I want to use multi-threads to accelerate my program, but not sure which way is optimal.
Say we have 10000 small tasks, it takes maybe only 0.1s to finish one of them. Now I have a CPU with 12 cores and I want to use 12 threads to make it faster.
So far as I know, there are two ways:
There are always 12 threads running, each of them get one new task from the tasks pool after it finished its current work.
By separating the 10000 tasks into 12 parts and each thread works on one part.
The problem is, if I use tasks pool it is a waste of time for lock/unlock when multiple threads try to access the tasks pool. But the 2nd way is not ideal because some of the threads finish early, the total time depends on the slowest thread.
I am wondering how you deal with this kind of work and any other best way to do it? Thank you.
EDIT: Please note that the number 10000 is just for example, in practice, it may be 1e8 or more tasks and 0.1 per task is also an average time.
EDIT2: Thanks for all your answers :] It is good to know kinds of options.
Both ways suggested in the question will perform well and similarly to each another (in simple cases with predictable and relatively long duration of the tasks). If the target system type is known and available (and if performance is really a top concern), the approach should be chosen based on prototyping and measurements.

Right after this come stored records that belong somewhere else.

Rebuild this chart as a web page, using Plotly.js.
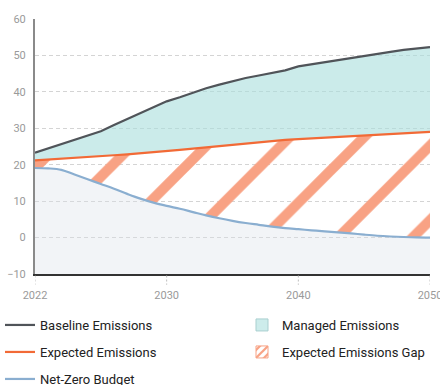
<!DOCTYPE html>
<html><head><meta charset="utf-8">
<script src="https://cdn.plot.ly/plotly-3.0.1.min.js"></script>
<style>html,body{margin:0;padding:0;background:#fff}#chart{width:440px;height:385px}</style>
</head><body><div id="chart"></div>
<script>
const years = [2020,2021,2022,2023,2024,2025,2026,2027,2028,2029,2030,2031,2032,2033,2034,2035,2036,2037,2038,2039,2040,2041,2042,2043,2044,2045,2046,2047,2048,2049,2050];
const baseline = [23.3,24.5,25.6,26.8,28.0,29.2,30.9,32.5,34.1,35.9,37.4,38.5,39.8,41.0,42.0,43.0,43.8,44.5,45.2,45.9,47.0,47.6,48.1,48.6,49.2,49.8,50.5,51.0,51.5,51.9,52.3];
const expected = [21.2,21.4,21.6,21.85,22.1,22.35,22.6,22.85,23.1,23.4,23.7,24.05,24.4,24.75,25.1,25.45,25.8,26.15,26.5,26.8,27.0,27.2,27.4,27.6,27.75,27.9,28.1,28.3,28.5,28.75,29.0];
const netZero = [19.1,19.0,18.6,17.3,16.0,14.7,13.4,12.0,10.7,9.6,8.7,7.9,7.0,6.1,5.3,4.6,4.0,3.5,3.0,2.6,2.3,2.0,1.7,1.45,1.15,0.8,0.5,0.3,0.15,0.05,0.0];
const xTickVals = [2020,2030,2040,2050];
const xTickText = ['2022','2030','2040','2050'];
const yTickVals = [-10,0,10,20,30,40,50,60];
const Y_MIN = -10, Y_MAX = 60;
const floorLine = years.map(() => Y_MIN);

const C = {
  baseline:'#505459', expected:'#f26a36', netZero:'#8aaed0',
  managed:'rgba(168,222,220,0.6)', budgetArea:'rgba(218,223,232,0.35)', hatch:'#f8a284'
};
const font = 'Roboto, "Noto Sans", sans-serif';

const traces = [
  {x:years, y:floorLine, mode:'lines', line:{width:0}, showlegend:false, hoverinfo:'skip'},
  {x:years, y:netZero, mode:'lines', line:{width:0}, fill:'tonexty', fillcolor:C.budgetArea, showlegend:false, hoverinfo:'skip'},
  {x:years, y:expected, mode:'lines', line:{width:0}, fill:'tonexty', fillcolor:'rgba(0,0,0,0)',
    fillpattern:{shape:'/', size:52.7, solidity:0.195, fgcolor:C.hatch, bgcolor:'rgba(0,0,0,0)', fgopacity:1},
    showlegend:false, hoverinfo:'skip'},
  {x:years, y:baseline, mode:'lines', line:{width:0}, fill:'tonexty', fillcolor:C.managed, showlegend:false, hoverinfo:'skip'},
  {x:years, y:baseline, mode:'lines', name:'Baseline Emissions', line:{color:C.baseline, width:2.2}, legend:'legend'},
  {x:years, y:expected, mode:'lines', name:'Expected Emissions', line:{color:C.expected, width:2.2}, legend:'legend2'},
  {x:years, y:netZero, mode:'lines', name:'Net-Zero Budget', line:{color:C.netZero, width:2.2, shape:'spline'}, legend:'legend3'},
  {type:'bar', x:[null], y:[null], name:'Managed Emissions', legend:'legend4',
    marker:{color:'#cdeceb', line:{color:'#a9cfcf', width:1}}},
  {type:'bar', x:[null], y:[null], name:'Expected Emissions Gap', legend:'legend5',
    marker:{color:'#ffffff', line:{color:C.hatch, width:1}, pattern:{shape:'/', size:7, solidity:0.4, fgcolor:C.hatch, bgcolor:'#ffffff'}}}
];

function legendAt(px, py){
  return {orientation:'h', xref:'container', yref:'container', x:px/440, y:1-py/385, xanchor:'left', yanchor:'middle',
    traceorder:'normal', bgcolor:'rgba(0,0,0,0)', font:{family:font, size:13, color:'#222'}};
}

const shapes = xTickVals.map(v => ({type:'line', xref:'x', yref:'paper', x0:v, x1:v, y0:-0.006, y1:-0.042,
  line:{color:'#bdbdbd', width:1, dash:'2px,2px'}}));

const layout = {
  width:440, height:385,
  margin:{l:35, r:10, t:18.5, b:111},
  paper_bgcolor:'#fff', plot_bgcolor:'#fff',
  font:{family:font},
  showlegend:true,
  legend:legendAt(0,325), legend2:legendAt(0,352), legend3:legendAt(0,379),
  legend4:legendAt(242,325), legend5:legendAt(242,352),
  xaxis:{range:[2020,2050], tickvals:xTickVals, ticktext:xTickText, showgrid:false, zeroline:false,
    showline:true, linecolor:'#333', linewidth:2, ticks:'outside', ticklen:10, tickcolor:'rgba(0,0,0,0)',
    ticklabeloverflow:'allow', automargin:false,
    tickfont:{family:font, size:11, color:'#9a9a9a'}, fixedrange:true},
  yaxis:{range:[Y_MIN,Y_MAX], tickvals:yTickVals, showgrid:true, gridcolor:'#d4d4d4', griddash:'4px,3px', gridwidth:1,
    zeroline:false, showline:true, linecolor:'#8a8a8a', linewidth:2, ticks:'outside', ticklen:5, tickcolor:'rgba(0,0,0,0)',
    automargin:false, tickfont:{family:font, size:11, color:'#9a9a9a'}, fixedrange:true},
  shapes:shapes
};
Plotly.newPlot('chart', traces, layout, {displayModeBar:false, staticPlot:true});
</script></body></html>
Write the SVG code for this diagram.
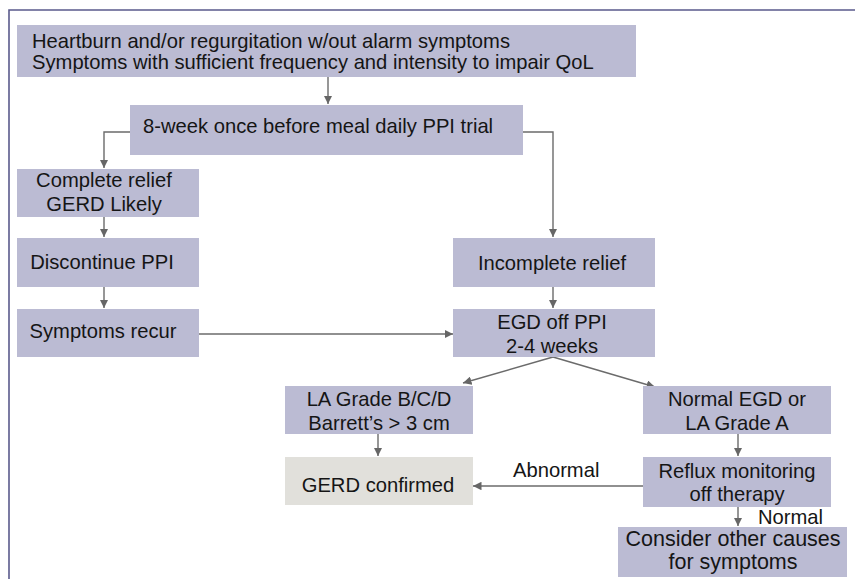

Do not necessarily prejudice yourself as to the optimal number of threads matching the number of the cores. If this is a regular server or desktop system, there will be various system processes kicking in here and then and you may see your 12 threads variously floating between processors which hurts memory caching.
There are also crucial non-measurement factors you should check: do those small tasks require any resources to execute? Do these resources impose additional potential delays (blocking) or competition? Are there additional apps competing for the CPU power? Will the application need to be grow to accommodate different execution environments, task types, or user interaction models?
If the answer to all is negative, here are some additional approaches that you can measure and consider.
Use only 10 or 11 threads. You will observe a small slowdown, or even a small speedup (the additional core will serve OS processes, so that thread affinity of the rest will become more stable compared to 12 threads). Any concurrent interactive activity on the system will see a big boost in responsiveness.
Create exactly 12 threads but explicitly set a different processor affinity mask to each, to impose a 1-1 mapping between threads and processors. This is good in the simplest near-academical case where there are no resources other than CPU and shared memory involved; you will see no chronic migration of threads across processes. The drawback is an algorithm closely coupled to a particular machine; on another machine it could behave so poorly as to finish never at all (because of an unrelated real time task that blocks one of your threads forever).
Create 12 threads and split the tasks evenly. Have each thread downgrade its own priority once it is past 40% and again once it is past 80% of its load. This will improve load balancing inside your process, but it will behave poorly if your application is competing with other CPU-bound processes.
So one midway between the two approaches is to break into say 100 batches of 100 tasks each and let the a core pick a batch of 100 tasks at a time from the task pool.
Perhaps if you model the randomness in execution time in a single core for a single task, and get an estimate of mutex locking time, you might be able to find an optimal batch size.
But without too much work we at least have the following lemma :
The slowest thread can only take at max 100*.1 = 10s more than others.
Task pool is always the best solution here. It's not just optimum time, it's also comprehensibility of code. You should never force your tasks to conform to the completely unrelated criteria of having the same number of subtasks as cores - your tasks have nothing to do with that (in general), and such a separation doesn't scale when you change machines, etc. It requires overhead to collaborate on combining results in subtasks for the final task, and just generally makes an easy task hard.
But you should not be worrying about the use of locks for taskpools. There are lockfree queues available if you ever determined them necessary. But determine that first. If time is your concern, use the appropriate methods of speeding up your task, and put your effort where you will get the most benefit. Profile your code. Why do your tasks take 0.1 s? Do they use an inefficient algorithm? Can loop unrolling help? If you find the hotspots in your code through profiling, you may find that locks are the least of your worries. And if you find everything is running as fast as possible, and you want that extra second from removing locks, search the internet with your favorite search engine for "lockfree queue" and "waitfree queue". Compare and swap makes atomic lists easy.
100ms/task - pile 'em on as they are - pool overhead will be insignificant.
1E8 tasks @ 0.1s/task = 10,000,000 seconds = 2777.7r hours = 115.7 days
That's much more than the interval between patch Tuesday reboots.
Even if you run this on Linux, you should batch up the output and flush it to disk in such a manner that the job is restartable.
Is there a database involved? If so, you should have told us!
Each working thread may have its own small task queue with the capacity of no more than one or two memory pages. When the queue size becomes low (a half of capacity) it should send a signal to some manager thread to populate it with more tasks. If queue is organized in batches then working threads do not need to enter critical sections as long as current batch is not empty. Avoiding critical sections will give you extra cycles for actual job. Two batches per queue are enough, and in this case one batch can take one memory page, and so queue takes two.
The point of memory pages is that thread does not have to jump all over the memory to fetch data. If all data are in one place (one memory page) you avoid cache misses.